Type out the complete listing below word for word, without its pictures.

* Information provided
/---

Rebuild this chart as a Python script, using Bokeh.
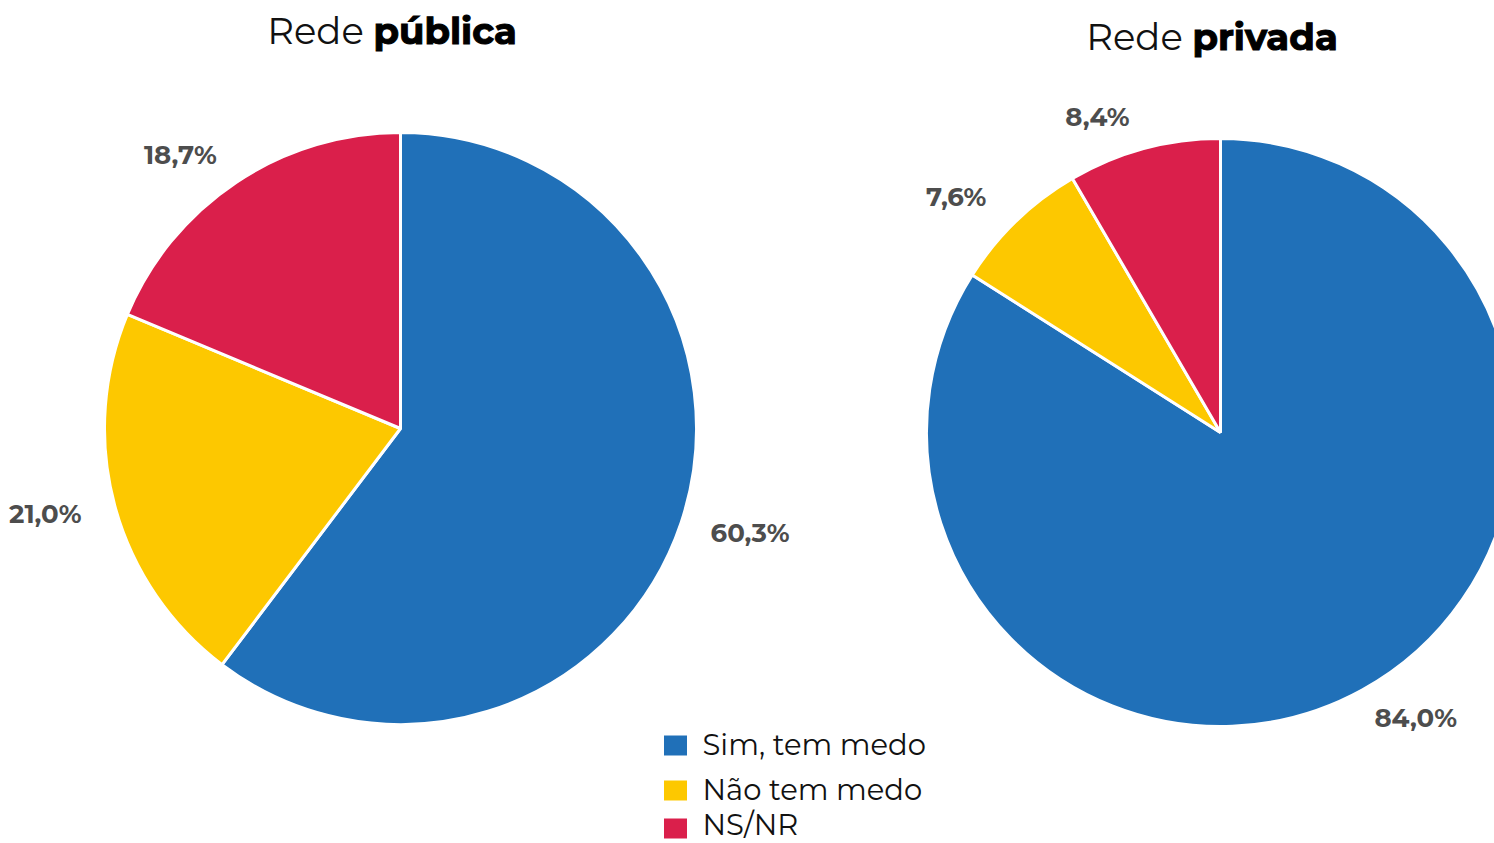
import math
from bokeh.plotting import figure
from bokeh.models import Range1d, ColumnDataSource
from bokeh.core.properties import value
from bokeh.embed import file_html
from bokeh.resources import INLINE

categories = ["Sim, tem medo", "Não tem medo", "NS/NR"]
colors = ["#2070B8", "#FDC800", "#DA1F4B"]
publica = [60.3, 21.0, 18.7]
privada = [84.0, 7.6, 8.4]
titles_light = ["Rede ", "Rede "]
titles_bold = ["pública", "privada"]

W, H = 1494, 843
p = figure(width=W, height=H, output_backend="svg", toolbar_location=None,
           x_range=Range1d(0, W), y_range=Range1d(0, H), min_border=0)
p.axis.visible = False
p.grid.visible = False
p.outline_line_color = None
p.background_fill_color = "white"
p.border_fill_color = "white"

FONT = "Montserrat, DejaVu Sans"

def fmt(v):
    return f"{v:.1f}".replace(".", ",") + "%"

pies = [
    dict(vals=publica, cx=400, cy=H - 428, r=296, split=373, ty=H - 30),
    dict(vals=privada, cx=1220, cy=H - 432, r=294, split=1192, ty=H - 36),
]

for i, pie in enumerate(pies):
    vals = pie["vals"]
    tot = sum(vals)
    starts, ends, lx, ly, labels = [], [], [], [], []
    cum = 0.0
    for v in vals:
        a0 = math.pi / 2 - 2 * math.pi * (cum + v) / tot
        a1 = math.pi / 2 - 2 * math.pi * cum / tot
        starts.append(a0)
        ends.append(a1)
        mid = (a0 + a1) / 2
        lr = pie["r"] * 1.11
        c, s = math.cos(mid), math.sin(mid)
        lx.append(pie["cx"] + lr * c + 38 * math.copysign(1, c))
        ly.append(pie["cy"] + lr * s)
        labels.append(fmt(v))
        cum += v
    src = ColumnDataSource(dict(start=starts, end=ends, color=colors, lx=lx, ly=ly, label=labels))
    p.wedge(x=pie["cx"], y=pie["cy"], radius=pie["r"], start_angle="start", end_angle="end",
            fill_color="color", line_color="white", line_width=3, source=src)
    p.text(x="lx", y="ly", text="label", source=src, text_align="center", text_baseline="middle",
           text_font=value(FONT), text_font_style="bold", text_font_size="26px", text_color="#4D4D4D")
    p.text(x=[pie["split"]], y=[pie["ty"]], text=[titles_light[i]], text_align="right",
           text_baseline="middle", text_font=value(FONT), text_font_size="37px", text_color="#111111")
    p.text(x=[pie["split"]], y=[pie["ty"]], text=[titles_bold[i]], text_align="left",
           text_baseline="middle", text_font=value(FONT), text_font_style="bold",
           text_font_size="37px", text_color="#000000", text_outline_color="#000000")

# legend
leg_y = [H - 744, H - 789, H - 824]
p.rect(x=[675] * 3, y=[H - 745, H - 790, H - 828], width=23, height=20, fill_color=colors, line_color=None)
p.text(x=[702] * 3, y=leg_y, text=categories, text_align="left", text_baseline="middle",
       text_font=value(FONT), text_font_size="29px", text_color="#111111")

open("out.html", "w").write(file_html(p, INLINE))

\---

* Output for this task
Rebuild this chart as a Python script, using Bokeh.
import math
from bokeh.plotting import figure
from bokeh.models import Range1d, ColumnDataSource
from bokeh.core.properties import value
from bokeh.embed import file_html
from bokeh.resources import INLINE

categories = ["Sim, tem medo", "Não tem medo", "NS/NR"]
colors = ["#2070B8", "#FDC800", "#DA1F4B"]
publica = [60.3, 21.0, 18.7]
privada = [84.0, 7.6, 8.4]
titles_light = ["Rede ", "Rede "]
titles_bold = ["pública", "privada"]

W, H = 1494, 843
p = figure(width=W, height=H, output_backend="svg", toolbar_location=None,
           x_range=Range1d(0, W), y_range=Range1d(0, H), min_border=0)
p.axis.visible = False
p.grid.visible = False
p.outline_line_color = None
p.background_fill_color = "white"
p.border_fill_color = "white"

FONT = "Montserrat, DejaVu Sans"

def fmt(v):
    return f"{v:.1f}".replace(".", ",") + "%"

pies = [
    dict(vals=publica, cx=400, cy=H - 428, r=296, split=373, ty=H - 30),
    dict(vals=privada, cx=1220, cy=H - 432, r=294, split=1192, ty=H - 36),
]

for i, pie in enumerate(pies):
    vals = pie["vals"]
    tot = sum(vals)
    starts, ends, lx, ly, labels = [], [], [], [], []
    cum = 0.0
    for v in vals:
        a0 = math.pi / 2 - 2 * math.pi * (cum + v) / tot
        a1 = math.pi / 2 - 2 * math.pi * cum / tot
        starts.append(a0)
        ends.append(a1)
        mid = (a0 + a1) / 2
        lr = pie["r"] * 1.11
        c, s = math.cos(mid), math.sin(mid)
        lx.append(pie["cx"] + lr * c + 38 * math.copysign(1, c))
        ly.append(pie["cy"] + lr * s)
        labels.append(fmt(v))
        cum += v
    src = ColumnDataSource(dict(start=starts, end=ends, color=colors, lx=lx, ly=ly, label=labels))
    p.wedge(x=pie["cx"], y=pie["cy"], radius=pie["r"], start_angle="start", end_angle="end",
            fill_color="color", line_color="white", line_width=3, source=src)
    p.text(x="lx", y="ly", text="label", source=src, text_align="center", text_baseline="middle",
           text_font=value(FONT), text_font_style="bold", text_font_size="26px", text_color="#4D4D4D")
    p.text(x=[pie["split"]], y=[pie["ty"]], text=[titles_light[i]], text_align="right",
           text_baseline="middle", text_font=value(FONT), text_font_size="37px", text_color="#111111")
    p.text(x=[pie["split"]], y=[pie["ty"]], text=[titles_bold[i]], text_align="left",
           text_baseline="middle", text_font=value(FONT), text_font_style="bold",
           text_font_size="37px", text_color="#000000", text_outline_color="#000000")

# legend
leg_y = [H - 744, H - 789, H - 824]
p.rect(x=[675] * 3, y=[H - 745, H - 790, H - 828], width=23, height=20, fill_color=colors, line_color=None)
p.text(x=[702] * 3, y=leg_y, text=categories, text_align="left", text_baseline="middle",
       text_font=value(FONT), text_font_size="29px", text_color="#111111")

open("out.html", "w").write(file_html(p, INLINE))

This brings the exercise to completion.